Monsieur l'ambassadeur, je fais partie de ceux qui ont été à plusieurs reprises extrêmement choqués par certains de vos propos. J'exprime tout d'abord mon plus profond respect pour le peuple turc. La Turquie est un grand pays avec lequel nous avons beaucoup à construire pour la sécurité et la paix du monde.
Ma première question concerne le respect des droits humains en Turquie. Depuis la prise de pouvoir d'Erdogan en Turquie, des milliers d'arrestations politiques ont eu lieu. L'argument récurrent employé par le pouvoir turc est de dire qu'elles visent des terroristes ; mais ces arrestations extrêmement nombreuses visent bien des opposants politiques, issus de partis très différents, kurdes ou non.
Vous destituez non des terroristes, mais des maires kurdes élus, que vous emprisonnez systématiquement et remplacez par des administrateurs. Le maire d'Istanbul, ayant battu le candidat de l'AKP, a été condamné à l'issue d'un procès préfabriqué. Vous créez toutes les conditions pour qu'il ne puisse pas être candidat aux prochaines élections. Vous vous apprêtez à interdire le HDP, qui n'est pas le PKK. Vous avez, je crois, déjà bloqué ses comptes bancaires pour rendre impossible son activité. La situation est donc extrêmement préoccupante. L'argumentaire anti-terroriste que vous utilisez systématiquement pour qualifier tous les opposants au régime d'Erdogan est très problématique.
Concernant ce que vous avez pudiquement appelé les accusations sur les visées expansionnistes de la Turquie, vos propos sur l'Arménie sont particulièrement choquants. Je vous rappelle que le Sénat y a envoyé une délégation composée de tous les représentants de ses groupes politiques. Vous nous demandez aujourd'hui, dans votre propos liminaire, de reconnaître des frontières illégalement acquises par une agression militaire, en avançant que le droit des Arméniens du Haut-Karabakh de vivre en Azerbaïdjan sera garanti. Mais aujourd'hui, ce qui est en train de se produire, c'est que les populations arméniennes sont chassées du Haut-Karabakh, et que si on laisse faire, dans quelques années, il n'y aura plus d'Arméniens dans le Haut-Karabakh.
Un sujet de litige majeur avec l'Union européenne n'a toujours pas été évoqué : la situation de Chypre. L'occupation turque du nord de Chypre continue, depuis des dizaines d'années. Vous empêchez toute reprise des négociations politiques concernant Chypre ; j'aimerais vous entendre sur cette question.

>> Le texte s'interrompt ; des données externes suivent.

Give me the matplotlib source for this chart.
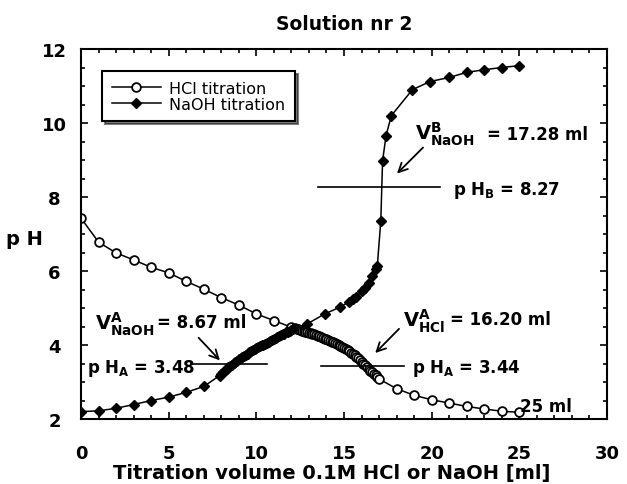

Concernant l'OTAN, vous vous appuyez sur le quitus donné par Jens Stoltenberg à l'accord demandé par la Turquie, mais les demandes que vous faites à la Suède et à la Finlande seraient inacceptables pour tous les pays membres de l'OTAN, dont la France : vous remettez en cause le droit à accueillir des opposants au régime politique turc, qui, contrairement à ce que vous dites, ne sont pas des terroristes.
Par ailleurs, la Turquie prépare-t-elle à court ou à moyen terme une offensive terrestre pour occuper le nord-est de la Syrie, contre des populations qui, jusqu'à preuve du contraire, ne menacent pas la Turquie d'agression ?
Une dernière chose : vous m'avez indirectement ou volontairement mis en cause à propos de ma participation aux rassemblements du 24 décembre et de samedi dernier. Oui, je fais partie des gens qui se sont élevés, il y a dix ans, contre l'assassinat de trois militantes kurdes sur le territoire français. La justice française a montré que l'assassin de ces trois dirigeantes kurdes était un membre des services secrets turcs. L'enquête n'a pas pu être menée à son terme, puisque le Gouvernement refuse de répondre à la demande de la justice de lever le secret défense.
L'assassinat de trois Kurdes en plein Paris le 23 décembre dernier soulève à nouveau de nombreuses questions. J'espère que la justice française pourra aller au bout de son travail sur cette affaire. En France, de nombreux élus de la République expriment leur solidarité envers les Kurdes, leurs représentants et leurs organisations, et pointent la contradiction de la France, qui soutient les militants du PKK et les forces du YPG ayant combattu Daech sur le terrain, et maintient dans le même temps le PKK sur la liste des organisations terroristes, à la demande de la Turquie. Cette question fait débat dans notre pays : j'assume totalement ma position.